But the Mustang’s 50th anniversary celebrations during 2014 rekindled the motoring public’s desire for a museum dedicated to the Ford Mustang. It was then when Ford enthusiasts took it upon themselves to get something built. Sure enough, by April of 2019, Ford and Mustang fans flocked to suburban Charlotte, North Carolina, for a “55 Years of Mustang” event at the newly opened
Mustang Owners Museum in Concord, NC, just down the road from the Charlotte Motor Speedway. But hearts sank less than a year later when the museum had moved out of its newly constructed home to a smaller building across the street.

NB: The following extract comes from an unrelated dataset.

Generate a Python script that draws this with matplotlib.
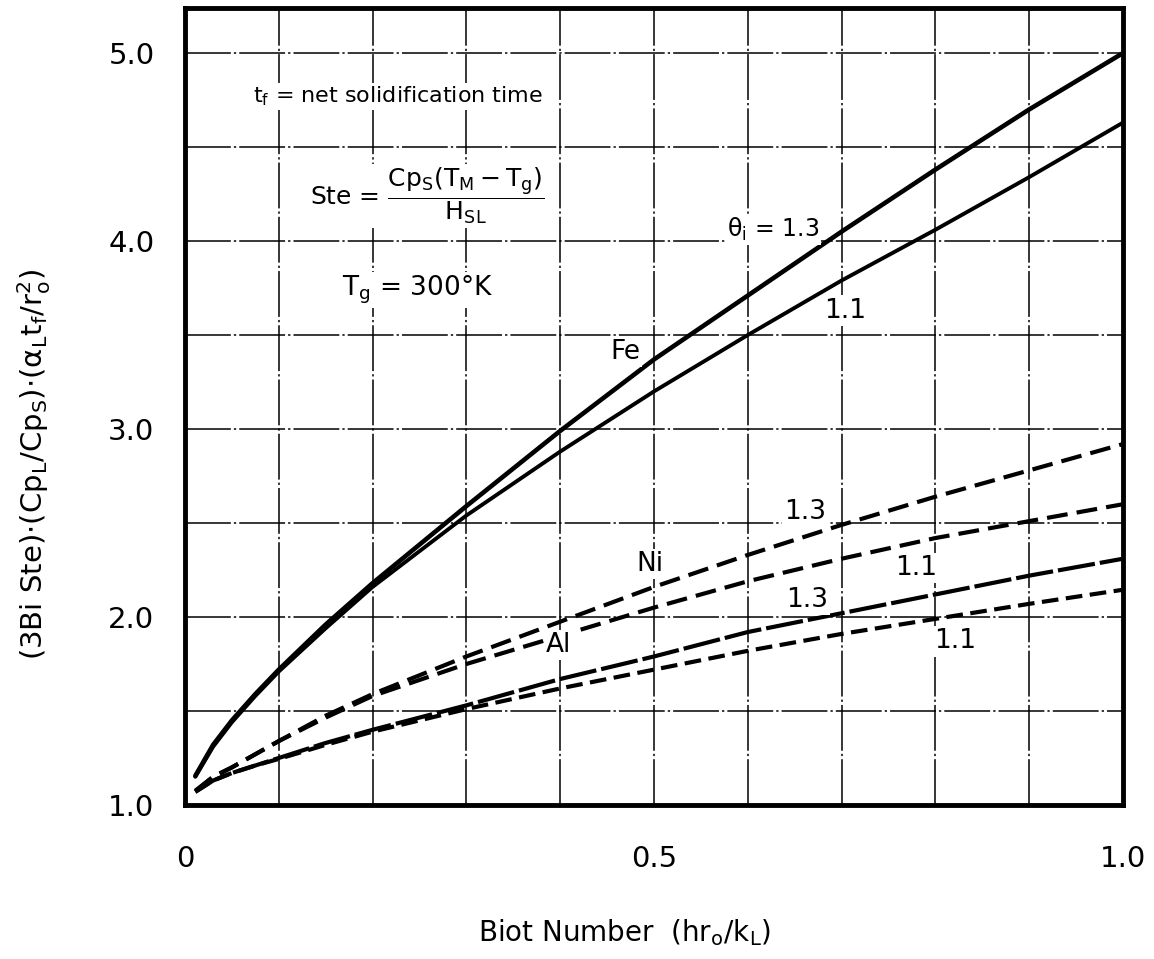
import numpy as np
import matplotlib
matplotlib.use("Agg")
import matplotlib.pyplot as plt
from matplotlib.ticker import MultipleLocator, FuncFormatter

# values: Biot number vs. dimensionless time
biot = [0.011, 0.03, 0.05, 0.075, 0.1, 0.15, 0.2, 0.3, 0.4, 0.5, 0.6, 0.7, 0.8, 0.9, 1.0]
fe_13 = [1.155, 1.32, 1.45, 1.59, 1.72, 1.96, 2.18, 2.59, 2.99, 3.37, 3.71, 4.05, 4.38, 4.70, 5.00]
fe_11 = [1.150, 1.31, 1.44, 1.58, 1.71, 1.94, 2.16, 2.54, 2.88, 3.20, 3.50, 3.79, 4.06, 4.34, 4.63]
ni_13 = [1.075, 1.15, 1.20, 1.27, 1.34, 1.475, 1.59, 1.79, 1.975, 2.16, 2.33, 2.49, 2.64, 2.78, 2.92]
ni_11 = [1.075, 1.15, 1.20, 1.27, 1.34, 1.465, 1.58, 1.75, 1.90, 2.05, 2.19, 2.31, 2.42, 2.51, 2.60]
al_13 = [1.070, 1.13, 1.17, 1.21, 1.25, 1.33, 1.40, 1.53, 1.67, 1.79, 1.92, 2.02, 2.12, 2.22, 2.31]
al_11 = [1.070, 1.13, 1.17, 1.21, 1.245, 1.32, 1.39, 1.51, 1.62, 1.72, 1.82, 1.91, 1.99, 2.07, 2.145]

plt.rcParams['font.family'] = ['DejaVu Sans']
plt.rcParams['mathtext.fontset'] = 'dejavusans'
plt.rcParams['mathtext.default'] = 'regular'

fig = plt.figure(figsize=(11.54, 9.59), dpi=100)
ax = fig.add_axes([0.1603, 0.1606, 0.8128, 0.8311])

ax.plot(biot, fe_13, color='black', lw=3.3, solid_capstyle='round')
ax.plot(biot, fe_11, color='black', lw=2.8, solid_capstyle='round')
ax.plot(biot, ni_13, color='black', lw=3.0, linestyle=(0, (5, 2.2)))
ax.plot(biot, ni_11, color='black', lw=3.0, linestyle=(0, (5, 2.2)))
ax.plot(biot, al_13, color='black', lw=3.0, linestyle=(0, (9, 1.2)))
ax.plot(biot, al_11, color='black', lw=3.0, linestyle=(0, (4, 1.8)))

ax.set_xlim(0, 1.0)
ax.set_ylim(1.0, 5.24)
ax.xaxis.set_major_locator(MultipleLocator(0.1))
ax.yaxis.set_major_locator(MultipleLocator(0.5))

def xfmt(v, pos):
    if abs(v) < 1e-9:
        return "0"
    if abs(v - 0.5) < 1e-9 or abs(v - 1.0) < 1e-9:
        return "%.1f" % v
    return ""

def yfmt(v, pos):
    if abs(v - round(v)) < 1e-9:
        return "%.1f" % v
    return ""

ax.xaxis.set_major_formatter(FuncFormatter(xfmt))
ax.yaxis.set_major_formatter(FuncFormatter(yfmt))
ax.tick_params(length=0, labelsize=21)
ax.tick_params(axis='x', pad=29)
ax.tick_params(axis='y', pad=22)

ax.grid(True, color='black', lw=1.1, linestyle=(0, (30, 2, 1.5, 2)))
for s in ax.spines.values():
    s.set_linewidth(3.5)

box = dict(facecolor='white', edgecolor='none', pad=1.5)
ax.text(0.072, 4.77, r"t$_f$ = net solidification time", fontsize=16, va='center', ha='left', bbox=box)
ax.text(0.133, 4.24, r"Ste = $\dfrac{Cp_S(T_M - T_g)}{H_{SL}}$", fontsize=18,
        va='center', ha='left', bbox=box)
ax.text(0.248, 3.74, r"T$_g$ = 300°K", fontsize=19, va='center', ha='center', bbox=box)

ax.text(0.469, 3.41, "Fe", fontsize=19, va='center', ha='center', bbox=box)
ax.text(0.627, 4.06, r"$\theta_i$ = 1.3", fontsize=17, va='center', ha='center', bbox=box)
ax.text(0.704, 3.63, "1.1", fontsize=19, va='center', ha='center', bbox=box)
ax.text(0.496, 2.28, "Ni", fontsize=19, va='center', ha='center', bbox=box)
ax.text(0.661, 2.56, "1.3", fontsize=19, va='center', ha='center', bbox=box)
ax.text(0.398, 1.85, "Al", fontsize=19, va='center', ha='center', bbox=box)
ax.text(0.663, 2.09, "1.3", fontsize=19, va='center', ha='center', bbox=box)
ax.text(0.780, 2.26, "1.1", fontsize=19, va='center', ha='center', bbox=box)
ax.text(0.821, 1.87, "1.1", fontsize=19, va='center', ha='center', bbox=box)

fig.text(625 / 1154, 1 - 933 / 959, r"Biot Number  (hr$_o$/k$_L$)", fontsize=20, ha='center', va='center')
fig.text(34 / 1154, 1 - 465 / 959,
         r"(3Bi Ste)$\cdot$(Cp$_L$/Cp$_S$)$\cdot$($\alpha_L$t$_f$/r$_o^2$)",
         fontsize=21, ha='center', va='center', rotation=90)

fig.savefig("out.png", dpi=100)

Anyone who cares about the Ford Mustang should care about having a Mustang museum, and the efforts of the Mustang Owners Museum’s master, Steve Hall, to keep the idea alive despite a series of financial challenges is both commendable and worthy of fan support. Ford Performance toured the newly relocated museum (MOM) and visited with Hall for an upcoming story on FordPerformance.com. But our interest for some time now has been focused on visiting “that other Mustang museum” down in Alabama only about a six-hour drive from Charlotte -- the Mustang Museum of America.
Haven’t yet heard of the Mustang Museum of America (MMoA)? Exactly – that’s why we needed to go there. The MMoA didn’t open with all the fanfare and publicity afforded to the Mustang Owners Museum, and doesn’t have the social media presence, event-based interaction with Mustang clubs and weekly email newsletter that Hall provides for MOM. But what it does offer is uniqueness, a down-home family Mustang atmosphere, the world’s largest collection of SSP Mustangs and lots of room for growth. After being tipped off by some of you that it was a gem of a place to experience, we made the call to set up a visit to the big Mustang museum in the little Alabama town. While Odenville, Alabama -- situated about 20 miles northeast of Birmingham -- is home to less than 4,000 residents, it’s also now home to the freshly constructed, 30,000-square-foot Mustang Museum of America that boasts an expansive lot whose grassy area could easily host a car show with a few hundred participants.
The big, blue-steel, climate-controlled building now gaining proper fame as the Mustang Museum of America had opened its doors to the public on March 17, 2019, and has been drawing an increasing number of fans and visitors since. The museum is the realization of a dream for longtime Mustang collector and enthusiast Robert Powell, who admitted he’d been thinking about building a museum for 15 years before finally deciding to make it a reality about five years ago. Powell grew up in Alabama and says that when he first spotted a new Mustang at a local filling station as a teenager, he thought it was “the most beautiful car on the road.”